I went back and re-read Robert Ward’s infamous “Reggie Jackson in No-Man’s Land” article last night (it is in Glenn Stout’s collection of Yankee writing, “Top of the Heap”). Man, it’s still funny. They sure don’t make ‘em like Jackson–or Billy the Kid, for that matter–anymore. Ward spoke with Jackson during the slugger’s first spring training with the Yankees, but the article didn’t appear until June (in Sport magazine), by which time tensions had eased considerably between Jackson and Thurman Munson. When the piece came out, the feud was fired up all over again. It would continue throughout the 1977 season, ending of course when Jackson hit four home runs on four consecutive pitches (with a base on balls inbetween) as the Yankees beat the Dodgers in the World Serious.

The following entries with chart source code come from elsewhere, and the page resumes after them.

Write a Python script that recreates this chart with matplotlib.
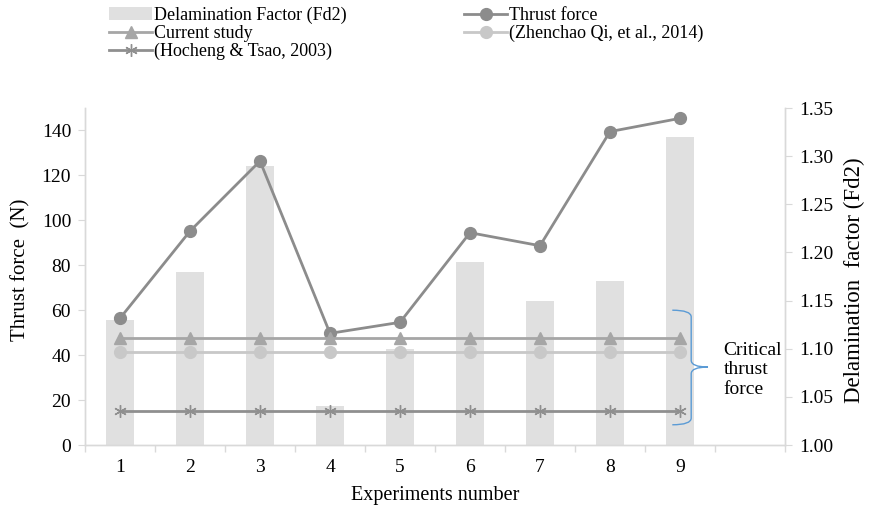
import matplotlib
matplotlib.use("Agg")
import matplotlib.pyplot as plt
from matplotlib.path import Path
from matplotlib.patches import PathPatch
import numpy as np

plt.rcParams['font.family'] = ['Liberation Serif', 'DejaVu Serif']

experiments = [1, 2, 3, 4, 5, 6, 7, 8, 9]
delamination_fd2 = [1.13, 1.18, 1.29, 1.04, 1.10, 1.19, 1.15, 1.17, 1.32]
thrust_force = [56.4, 95.2, 126.4, 49.7, 54.6, 94.5, 88.7, 139.5, 145.4]
current_study = [47.5] * 9
zhenchao_qi = [41.5] * 9
hocheng_tsao = [15.1] * 9

left_ticks = [0, 20, 40, 60, 80, 100, 120, 140]
right_ticks = [1.00, 1.05, 1.10, 1.15, 1.20, 1.25, 1.30, 1.35]

axis_grey = '#d9d9d9'

fig = plt.figure(figsize=(8.74, 5.15), dpi=100)
ax = fig.add_axes([85 / 874, 1 - 445 / 515, 700 / 874, 337 / 515])
ax2 = ax.twinx()

# bars on the secondary axis, drawn behind the lines
ax.set_zorder(2)
ax.patch.set_visible(False)
ax2.set_zorder(1)

x = np.array(experiments)
bars = ax2.bar(x, [d - 1.0 for d in delamination_fd2], bottom=1.0, width=0.4,
               color='#e0e0e0', label='Delamination Factor (Fd2)')
ax2.set_ylim(1.0, 1.35)
ax2.set_yticks(right_ticks)
ax2.set_yticklabels([f'{t:.2f}' for t in right_ticks])

l_thrust, = ax.plot(x, thrust_force, color='#8c8c8c', lw=2.0, marker='o', ms=8.5,
                    label='Thrust force')
l_current, = ax.plot(x, current_study, color='#a6a6a6', lw=2.0, marker='^', ms=8.5,
                     label='Current study')
l_zhen, = ax.plot(x, zhenchao_qi, color='#c8c8c8', lw=2.0, marker='o', ms=8.5,
                  label='(Zhenchao Qi, et al., 2014)')
l_hoch, = ax.plot(x, hocheng_tsao, color='#8f8f8f', lw=2.0, marker=(6, 2, 0), ms=9,
                  mew=1.0, label='(Hocheng & Tsao, 2003)')

ax.set_xlim(0.5, 10.5)
ax.set_ylim(0, 150)
ax.set_yticks(left_ticks)
ax.set_xticks(experiments)
ax.set_xticklabels([str(e) for e in experiments])
ax.set_xticks(np.arange(0.5, 11, 1.0), minor=True)
ax.tick_params(axis='x', which='major', length=0, labelsize=14, pad=10)
ax.tick_params(axis='x', which='minor', length=5, color=axis_grey, width=1)
ax.tick_params(axis='y', length=5, color=axis_grey, labelsize=14, pad=5)
ax2.tick_params(axis='y', length=5, color=axis_grey, labelsize=14, pad=5)

for a in (ax, ax2):
    a.spines['top'].set_visible(False)
    for s in ('left', 'right', 'bottom'):
        a.spines[s].set_color(axis_grey)
        a.spines[s].set_linewidth(1.0)

ax.set_ylabel('Thrust force  (N)', fontsize=15)
ax2.set_ylabel('Delamination  factor (Fd2)', fontsize=16.5)
ax.set_xlabel('Experiments number', fontsize=14.5)
ax.yaxis.set_label_coords(-55 / 700, 0.52)
ax2.yaxis.set_label_coords(1 + 59 / 700, 0.49)
ax.xaxis.set_label_coords(0.5, -41 / 337)

# curly brace grouping the critical thrust force lines
bx0, bx1, bx2 = 8.89, 9.16, 9.40
ytop, ybot, ymid = 60.0, 9.0, 34.7
verts = [(bx0, ytop), (bx1, ytop), (bx1, ytop - 3),
         (bx1, ymid + 3), (bx1, ymid), (bx2, ymid),
         (bx1, ymid), (bx1, ymid - 3),
         (bx1, ybot + 3), (bx1, ybot), (bx0, ybot)]
codes = [Path.MOVETO, Path.CURVE3, Path.CURVE3,
         Path.LINETO, Path.CURVE3, Path.CURVE3,
         Path.CURVE3, Path.CURVE3,
         Path.LINETO, Path.CURVE3, Path.CURVE3]
ax.add_patch(PathPatch(Path(verts, codes), fill=False, edgecolor='#5b9bd5',
                       lw=1.0, clip_on=False))
ax.text(9.62, 33.4, 'Critical\nthrust\nforce', fontsize=14, va='center', ha='left',
        linespacing=1.2)

handles = [bars, l_current, l_hoch, l_thrust, l_zhen]
labels = [h.get_label() for h in handles]
fig.legend(handles, labels, ncol=2, loc='upper left', bbox_to_anchor=(98 / 874, 1.008),
           frameon=False, fontsize=13, handlelength=2.4, handletextpad=0.1,
           columnspacing=6.5, labelspacing=0.05, borderaxespad=0.2)

fig.savefig('out.png', dpi=100)
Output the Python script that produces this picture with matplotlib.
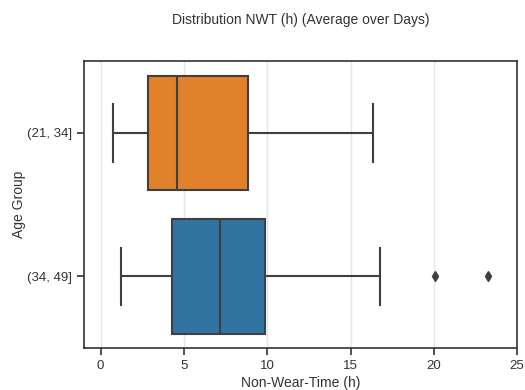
import matplotlib
matplotlib.use("Agg")
import matplotlib.pyplot as plt

# values
groups = ["(21, 34]", "(34, 49]"]
whislo = [0.75, 1.2]
q1 = [2.85, 4.3]
med = [4.6, 7.15]
q3 = [8.85, 9.85]
whishi = [16.35, 16.75]
fliers = [[], [20.1, 23.25]]
colors = ["#e1812c", "#3274a1"]

plt.rcParams["font.family"] = ["Liberation Sans", "DejaVu Sans"]
plt.rcParams["font.size"] = 10

fig, ax = plt.subplots(figsize=(5.25, 3.9), dpi=100)

stats = []
for i in range(len(groups)):
    stats.append(dict(label=groups[i], whislo=whislo[i], q1=q1[i], med=med[i],
                      q3=q3[i], whishi=whishi[i], fliers=fliers[i]))

line_col = "#3f3f3f"
bp = ax.bxp(stats, positions=range(len(groups)), vert=False, widths=0.8,
            patch_artist=True, showcaps=True,
            boxprops=dict(edgecolor=line_col, linewidth=1.5),
            medianprops=dict(color=line_col, linewidth=1.5),
            whiskerprops=dict(color=line_col, linewidth=1.5),
            capprops=dict(color=line_col, linewidth=1.5),
            flierprops=dict(marker="d", markerfacecolor=line_col,
                            markeredgecolor=line_col, markersize=5))
for patch, c in zip(bp["boxes"], colors):
    patch.set_facecolor(c)
for cap in bp["caps"]:
    # seaborn-like caps span half the box width
    y = cap.get_ydata()
    mid = (y[0] + y[1]) / 2
    cap.set_ydata([mid - 0.2, mid + 0.2])

ax.set_xlim(-1, 25)
ax.set_ylim(1.5, -0.5)
ax.set_yticks(range(len(groups)))
ax.set_yticklabels(groups)
ax.set_xticks([0, 5, 10, 15, 20, 25])
ax.xaxis.grid(True, color="#e5e5e5", linewidth=1)
ax.set_axisbelow(True)
for s in ax.spines.values():
    s.set_color("#333333")
    s.set_linewidth(1.2)
ax.tick_params(colors="#333333", labelcolor="#333333", length=5, width=1.2,
               labelsize=9.5)

ax.set_xlabel("Non-Wear-Time (h)", color="#333333", fontsize=10, labelpad=3)
ax.set_ylabel("Age Group", color="#333333", fontsize=10, labelpad=1)
ax.set_title("Distribution NWT (h) (Average over Days)", pad=27, color="#333333",
             fontsize=10)

fig.subplots_adjust(left=0.16, right=0.985, top=0.843, bottom=0.108)
fig.savefig("out.png")
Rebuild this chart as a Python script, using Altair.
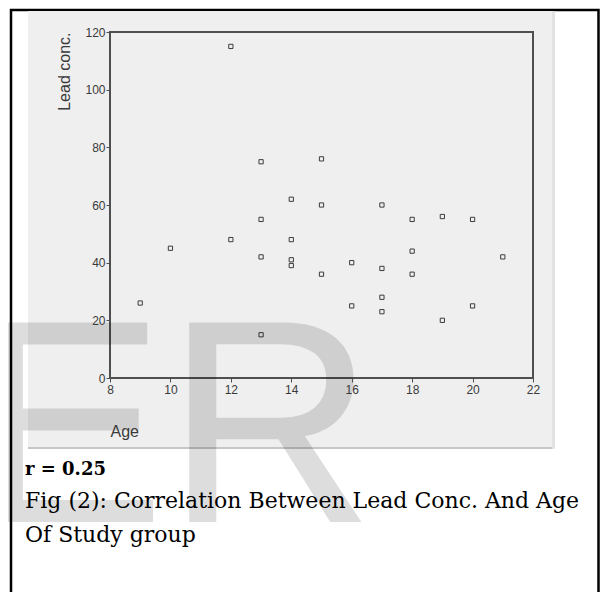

Anyhow, here are some of Reggie’s finest moments from the article:
“I’ve got problems other guys don’t have. I’ve go this big image that comes before me, and I’ve got to adjust to it. Or what it has been projected to be. That’s not ‘me’ really, but I’ve got to deal with it. Also, I used to be known as a black athlete, now I’m respected as a tremendoous intellect.
…You know…this team…it flows from me. I’ve got to keep it all going. I’m the straw that stirs the drink. It all comes back to me. Maybe I should say me and Munson…but really he doesn’t enter into it. He’s being so damned insecure about the whole thing. I’ve overheard him talking about me…I’ll hear him telling some other writer tha he wants it to be known that he’s the captain of the team, that he knows what’s best. Stuff like that. And when anybody knocks me, he’ll laugh real loud so that I can hear it…
You see, that is the way I am. I’m a leader, and I can’t lie down…but ‘leader’ isn’t the right word…it’s a matter of PRESENCE…Let me put it this way: No team I am on will ever be humilated the way the Yankees were by the Reds in the World Series! That’s why Munson can’t intimidate me. Nobody can. you can’t psyche me. You take me one-on-one in the pit, and I’ll whip you…It’s an attitude, really…It’s the way the manager looks at you when you come into the room…It’s the way the coaches and the batboy look at you…The way your name trickles through the crowd when you wait in the batter’s box…It’s all that…The way the Yankees were humilated by the Reds? You think that doesn’t bother Billy Martin. He’s no fool. He’s smart. Very smart. And he’s a winner. Munson’s tough, too. He is a winner, but there is just nobody who can do for a club what I can do…There is nobody who can put meat in the seats [fans in the stands] the way I can. That’s just the way it is…Munson thinks he can be the straw that stirs the drink, but he can only stir bad.”
Catfish Hunter, who had played with Jackson in Oakland years before, told Ward, “The thing you have to understand about Reggie is that he wants everyone to love him.”
Alex Rodriguez is no Reggie Jackson, but I get the feeling that he wants everybody to love him too. I don’t think Rodriguez is capable to making any “straw that stirs the drink” comments, but I wouldn’t put it past him for his mouth (insecurities) to get him in trouble sooner or later.